Ali is a comics writer, probably best known for his Oddcases over at Opi8 and at small-press events nationwide. Alistair knows far too much about Pagan malarkies and is vaguely inspiring - he's one of my models as a comics writer. I'd like to be where Alistair is in a years time (The other main model - in terms of peers - is the good lad Antony Johnston, who I'd like to be in a similar place in four). Oddcases is a curious thing, tying together a fair selection of what seems to be Alistair's interests in a manner I wouldn't have predicted(Ridiculously loud RAWK music, admitedly, has yet to show its face). Its notable for its deliberately patriochal englishness which ties the supernatural very much to the natural with a cosmopolitan, optimistic, humanistic, warm outlook. If I wrote Oddcases, you can guarantee that its stars - two middle-aged women who put the "practical" into "practical magic" - would be torn assunder by the bottom of the second page, after betraying everything that they held dear in a flurry of viscera. In his hands, they've barely brewed their first cuppa. This is why Alistair's writing it and not me. He seems to think in terms of equilibria and journeys rather than my own platonic stasis and destinations.

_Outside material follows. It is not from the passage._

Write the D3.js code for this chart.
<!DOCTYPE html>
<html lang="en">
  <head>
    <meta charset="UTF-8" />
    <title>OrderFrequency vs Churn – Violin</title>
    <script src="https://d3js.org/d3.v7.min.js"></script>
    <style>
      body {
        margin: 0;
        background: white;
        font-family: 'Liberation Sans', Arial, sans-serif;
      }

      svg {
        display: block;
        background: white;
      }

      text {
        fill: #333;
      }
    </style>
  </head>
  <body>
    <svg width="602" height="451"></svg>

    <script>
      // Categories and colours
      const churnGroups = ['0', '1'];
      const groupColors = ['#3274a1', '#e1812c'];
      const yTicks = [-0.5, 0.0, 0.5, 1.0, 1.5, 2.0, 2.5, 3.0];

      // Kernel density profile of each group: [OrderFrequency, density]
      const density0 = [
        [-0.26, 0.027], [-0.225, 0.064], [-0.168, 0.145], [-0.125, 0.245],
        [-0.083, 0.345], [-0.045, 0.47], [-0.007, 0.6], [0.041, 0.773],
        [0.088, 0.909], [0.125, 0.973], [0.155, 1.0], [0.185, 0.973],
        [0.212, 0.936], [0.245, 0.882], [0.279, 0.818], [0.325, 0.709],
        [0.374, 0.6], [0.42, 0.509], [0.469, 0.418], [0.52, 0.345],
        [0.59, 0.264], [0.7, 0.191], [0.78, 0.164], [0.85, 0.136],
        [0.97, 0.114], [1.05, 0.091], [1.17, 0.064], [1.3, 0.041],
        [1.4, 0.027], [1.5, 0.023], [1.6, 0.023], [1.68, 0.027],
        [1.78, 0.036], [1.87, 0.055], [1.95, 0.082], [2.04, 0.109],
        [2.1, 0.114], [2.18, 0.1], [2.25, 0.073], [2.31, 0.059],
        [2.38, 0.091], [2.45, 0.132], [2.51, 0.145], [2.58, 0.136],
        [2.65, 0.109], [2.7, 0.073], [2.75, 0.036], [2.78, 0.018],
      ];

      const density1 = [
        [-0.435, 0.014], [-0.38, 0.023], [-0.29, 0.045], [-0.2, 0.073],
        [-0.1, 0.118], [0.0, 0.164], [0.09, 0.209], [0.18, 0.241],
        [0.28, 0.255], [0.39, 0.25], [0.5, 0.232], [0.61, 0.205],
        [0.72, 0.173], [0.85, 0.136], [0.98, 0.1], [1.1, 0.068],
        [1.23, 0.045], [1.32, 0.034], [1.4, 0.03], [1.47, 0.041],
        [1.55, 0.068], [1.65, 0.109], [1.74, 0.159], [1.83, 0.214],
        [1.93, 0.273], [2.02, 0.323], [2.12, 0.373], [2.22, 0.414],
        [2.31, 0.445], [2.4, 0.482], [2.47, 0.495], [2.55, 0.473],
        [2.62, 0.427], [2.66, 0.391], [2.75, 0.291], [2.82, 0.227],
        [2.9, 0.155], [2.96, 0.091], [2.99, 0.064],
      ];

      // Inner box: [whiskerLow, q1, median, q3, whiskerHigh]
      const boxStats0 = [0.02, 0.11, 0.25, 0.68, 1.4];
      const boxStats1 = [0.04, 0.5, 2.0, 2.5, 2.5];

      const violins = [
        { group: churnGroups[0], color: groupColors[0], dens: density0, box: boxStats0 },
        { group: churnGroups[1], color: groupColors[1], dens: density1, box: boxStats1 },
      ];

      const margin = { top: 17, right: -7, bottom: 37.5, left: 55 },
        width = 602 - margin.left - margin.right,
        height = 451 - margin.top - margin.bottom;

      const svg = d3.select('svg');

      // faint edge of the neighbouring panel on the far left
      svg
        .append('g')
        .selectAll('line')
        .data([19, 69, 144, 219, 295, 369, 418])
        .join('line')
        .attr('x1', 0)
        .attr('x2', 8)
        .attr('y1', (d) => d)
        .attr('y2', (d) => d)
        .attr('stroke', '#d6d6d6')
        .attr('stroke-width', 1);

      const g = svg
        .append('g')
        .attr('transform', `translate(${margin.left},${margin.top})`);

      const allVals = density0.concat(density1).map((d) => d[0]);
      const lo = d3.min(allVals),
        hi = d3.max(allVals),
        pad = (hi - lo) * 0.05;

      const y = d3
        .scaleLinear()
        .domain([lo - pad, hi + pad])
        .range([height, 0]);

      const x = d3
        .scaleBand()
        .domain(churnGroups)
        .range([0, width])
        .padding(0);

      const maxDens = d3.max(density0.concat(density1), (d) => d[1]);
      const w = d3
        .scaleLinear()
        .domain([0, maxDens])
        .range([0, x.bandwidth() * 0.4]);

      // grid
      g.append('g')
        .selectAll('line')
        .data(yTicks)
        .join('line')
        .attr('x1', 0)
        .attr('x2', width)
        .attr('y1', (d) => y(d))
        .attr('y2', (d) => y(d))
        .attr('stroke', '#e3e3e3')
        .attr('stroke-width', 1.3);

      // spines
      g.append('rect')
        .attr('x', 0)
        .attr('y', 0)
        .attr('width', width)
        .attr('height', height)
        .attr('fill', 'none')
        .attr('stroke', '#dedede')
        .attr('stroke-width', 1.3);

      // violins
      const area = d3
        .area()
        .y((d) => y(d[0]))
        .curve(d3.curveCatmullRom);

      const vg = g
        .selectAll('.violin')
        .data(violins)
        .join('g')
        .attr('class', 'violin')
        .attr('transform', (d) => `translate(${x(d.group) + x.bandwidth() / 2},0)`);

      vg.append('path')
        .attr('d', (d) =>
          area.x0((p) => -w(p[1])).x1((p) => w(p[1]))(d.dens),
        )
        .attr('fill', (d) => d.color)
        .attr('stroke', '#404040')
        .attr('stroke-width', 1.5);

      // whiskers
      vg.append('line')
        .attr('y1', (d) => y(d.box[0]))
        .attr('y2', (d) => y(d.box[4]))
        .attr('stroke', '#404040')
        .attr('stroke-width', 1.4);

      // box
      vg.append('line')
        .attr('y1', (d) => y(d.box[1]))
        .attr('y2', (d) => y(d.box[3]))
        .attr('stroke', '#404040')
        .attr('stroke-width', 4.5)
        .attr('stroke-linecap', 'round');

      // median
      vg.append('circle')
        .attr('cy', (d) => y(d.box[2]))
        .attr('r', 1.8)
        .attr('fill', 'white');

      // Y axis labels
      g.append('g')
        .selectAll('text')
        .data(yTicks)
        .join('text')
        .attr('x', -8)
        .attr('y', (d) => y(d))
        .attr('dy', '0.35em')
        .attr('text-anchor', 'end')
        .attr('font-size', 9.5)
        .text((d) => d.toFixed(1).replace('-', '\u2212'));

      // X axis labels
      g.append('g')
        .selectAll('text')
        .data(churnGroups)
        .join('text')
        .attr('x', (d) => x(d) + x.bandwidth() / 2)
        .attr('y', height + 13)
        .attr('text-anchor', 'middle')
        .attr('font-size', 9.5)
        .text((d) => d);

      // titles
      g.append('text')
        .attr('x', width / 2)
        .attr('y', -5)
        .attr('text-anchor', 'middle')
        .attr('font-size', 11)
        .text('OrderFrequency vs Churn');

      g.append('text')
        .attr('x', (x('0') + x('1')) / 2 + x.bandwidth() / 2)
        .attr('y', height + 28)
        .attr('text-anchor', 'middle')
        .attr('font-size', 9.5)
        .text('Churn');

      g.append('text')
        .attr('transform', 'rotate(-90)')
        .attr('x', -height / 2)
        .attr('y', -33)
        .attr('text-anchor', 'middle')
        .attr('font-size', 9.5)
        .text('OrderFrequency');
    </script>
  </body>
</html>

I hadn't met Anna before the night, but by its close we were doing interpretive dances to the Pixies. Anna is the writer for a comic called "Dark", which I haven't seen but will pick up at Bristol. It's about a world where the fourth dimension has moved into the other three. Every place on the world remains at the specific time - if a town is in morning, it'll be breakfast forever. The characters move between the zones when they feel they've had enough of the moment. Want to party? Stay in the night-town. Want to sunbathe? The lazy-afternoon can be as lazy as you want. How she describes it makes me think of Alice in Wonderland with Ketamine laced with E rather than the original Victorian opium pipes.

Chatting to them made me finalise some plans I had started to chart in greater detail last time I hung around with comics creators. That was Grant Morrison event at the ICA, which I had an entire Blog post worked out inside my tiny little mind but decided it wasn't worth the effort. It all boiled down to "Morrison thinks comics are alive" and "Kieron dances to Last Train to Trancentral badly".

I lie slightly. Comics are alive, bad dancing and meeting Daniel "Merlin" Goodbrey.

Merlin does Webcomics. Not in the way that Alistair and myself do webcomics. We put comics on the web, holding preciously onto the sancity of the page. Merlin says Fuck You to such things and experiments with the form. Not only that - Merlin does Hypercomics, which are so clever that I can't really understand them. Electric-Internet trickiness beyond my poor imagination.

I'm lying slightly again, by the way. When I said "Merlin says Fuck You" to such things, I was speaking in my own idiom. From what I got from our relatively brief meeting - rambling conversations once Wheeler had wandered off to bed, mainly - he wouldn't even notice if there's someone who needs saying "Fuck you" too. Merlin does it because Merlin wants to, Merlin finds it rewarding and so Merlin bloody well will. In terms of playing with the form - and sheer joy of actually doing it - no-one I've made the aquaintence of since starting to think about the Picture Stories comes close.

I'd think of tying these three random introductions to sort-of comic peers into a rant I'm working on, which is currently being stored under the title "Apocalypse Comics" in the appropriate part of my brain, but it'll just feel like cheapening the acquaintences.

Three people, creating comics, who I've only met because I'm doing likewise.

Say hello. Shake hands. Nod them the wink if you pass them in the street.